An den Füßen trägt Mae, während sie durch Wien zieht oder eine Reise nach Amsterdam unternimmt, die roten Chucks ihres gestorbenen Bruders - als Symbol einer Suche nach Beständigkeit und eines Bemühens, im Leben irgendwie Tritt zu fassen. Ob Maes Wege sie an die Seite des Junkies Tamara, des farblosen Architekten Jakob, der keinen Alkohol trinkt, weil das ungesund ist und "nichts bringt", oder - als Bewährungsstrafe - in eine Aids-Hilfe-Station führen, allenthalben sucht Mae auf ganz altmodische Weise nach dem Sinn dessen, was sie erlebt. Eklektizistisch sammelt sie Theorien und Anschauungen, liest Ingeborg Bachmann und Max Frisch und weiß vor allem, was sie nicht will: leben wie ihre Mutter zum Beispiel oder wie Jakob, der so durchorganisiert auftritt, dass selbst seine "Träume Statik besitzen".
Eine neue Dimension erlangt Maes Leben, als sie auf den aidskranken Fotografen Paul trifft. Ohne Zögern sieht sie in ihm ihre große Liebe, wohl wissend, dass sein Sterben nicht aufzuhalten ist. Mit gutem Gespür, den Fallen der Sentimentalität auszuweichen, schildert Cornelia Travnicek das Zusammenleben eines Paares, das so gern ungetrübtes Glück genießen würde und sich nur auf den Tod vorbereiten kann. Je näher dieser Paul rückt, desto verzweifelter will Mae Überbleibsel des Geliebten - Spermareste oder Haarbüschel - aufbewahren, in dreizehn Tupperschüsseln.
"Chucks" ist kein Buch ohne Fehl und Tadel. Obgleich es dankenswerterweise darauf verzichtet, mit einem betont jugendlichen Jargon aufzutrumpfen, klappert es in Maes Metaphernhaushalt mitunter. Wenn von einer "Angst" die Rede ist, die einem "das Innere einen Wimpernschlag lang schockgefriert" oder wenn in einer Weihnachtsszene, als Maes Mutter, die an die Rückkehr ihrer Tochter ins bürgerliche Leben glauben möchten, mit Pauls Krankheit konfrontiert wird, der "letzte Sternspritzer erlischt", sitzen die üppig geratenen Bilder nicht am richtigen Ort.

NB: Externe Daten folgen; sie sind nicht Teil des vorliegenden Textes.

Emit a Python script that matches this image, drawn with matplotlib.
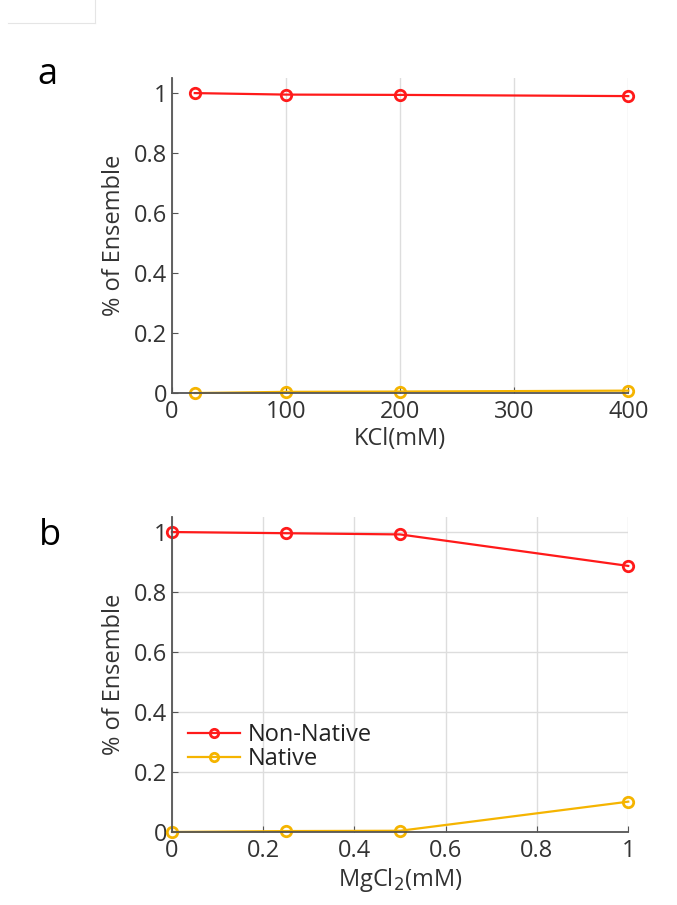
import numpy as np
import matplotlib
matplotlib.use('Agg')
import matplotlib.pyplot as plt
from matplotlib.lines import Line2D

plt.rcParams['font.family'] = ['Open Sans', 'DejaVu Sans']

# panel a: KCl
kcl = [20, 100, 200, 400]
kcl_nonnative = [1.0, 0.995, 0.994, 0.99]
kcl_native = [0.0, 0.004, 0.005, 0.008]

# panel b: MgCl2
mg = [0, 0.25, 0.5, 1.0]
mg_nonnative = [1.0, 0.996, 0.992, 0.887]
mg_native = [0.0, 0.003, 0.004, 0.101]

red = '#ff1a1a'
yel = '#f5b400'
fs = 17

fig = plt.figure(figsize=(6.77, 9.05), dpi=100)
ax1 = fig.add_axes([0.254, 0.5657, 0.674, 0.348])
ax2 = fig.add_axes([0.254, 0.0807, 0.674, 0.348])

def style(ax, xgrid_only):
    for s in ['top', 'right']:
        ax.spines[s].set_visible(False)
    for s in ['left', 'bottom']:
        ax.spines[s].set_color('#555555')
        ax.spines[s].set_linewidth(1.3)
    ax.tick_params(direction='in', length=4, labelsize=fs, colors='#555555',
                   labelcolor='#333333')
    ax.tick_params(axis='x', pad=5)
    if xgrid_only:
        ax.grid(axis='x', color='#dddddd', lw=1)
    else:
        ax.grid(color='#dddddd', lw=1)
    ax.set_axisbelow(True)
    ax.set_ylim(0, 1.05)
    ax.set_yticks(np.arange(0, 1.01, 0.2))
    ax.set_yticklabels(['0', '0.2', '0.4', '0.6', '0.8', '1'])
    ax.set_ylabel('% of Ensemble', fontsize=fs, color='#333333', labelpad=6)

kw = dict(lw=1.6, marker='o', mfc='none', ms=7.5, mew=2, clip_on=False)

ax1.plot(kcl, kcl_nonnative, color=red, **kw)
ax1.plot(kcl, kcl_native, color=yel, **kw)
ax1.set_xlim(0, 400)
ax1.set_xticks([0, 100, 200, 300, 400])
style(ax1, True)
ax1.set_xlabel('KCl(mM)', fontsize=fs, color='#333333', labelpad=2)

ax2.plot(mg, mg_nonnative, color=red, label='Non-Native', **kw)
ax2.plot(mg, mg_native, color=yel, label='Native', **kw)
ax2.set_xlim(0, 1)
ax2.set_xticks(np.arange(0, 1.01, 0.2))
ax2.set_xticklabels(['0', '0.2', '0.4', '0.6', '0.8', '1'])
style(ax2, False)
ax2.set_xlabel('MgCl$_2$(mM)', fontsize=fs, color='#333333', labelpad=2)
leg = ax2.legend(loc='lower left', bbox_to_anchor=(0.0, 0.14), frameon=False,
                 fontsize=fs, handlelength=2.2, handletextpad=0.3,
                 labelspacing=0.0, markerscale=0.8, borderaxespad=0.3)
for t in leg.get_texts():
    t.set_color('#222222')

fig.text(0.055, 0.917, 'a', fontsize=26, va='center', ha='left')
fig.text(0.057, 0.408, 'b', fontsize=26, va='center', ha='left')

# thin frame artefact at top left
fig.add_artist(Line2D([0.012, 0.140], [0.975, 0.975], color='#e5e5e5', lw=0.8))
fig.add_artist(Line2D([0.140, 0.140], [0.975, 1.0], color='#e5e5e5', lw=0.8))

fig.savefig('out.png', dpi=100)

Und alle Kapitelüberschriften zwanghaft munter nach dem Muster "Von Bewährungshelfern und dem Geruch von Kuheutern" zu stricken sollte in den kommenden Romanen dieser ungemein talentierten Autorin besser ni 69b cht wiederholt werden. Solche neckischen Spielereien hat sie nicht nötig.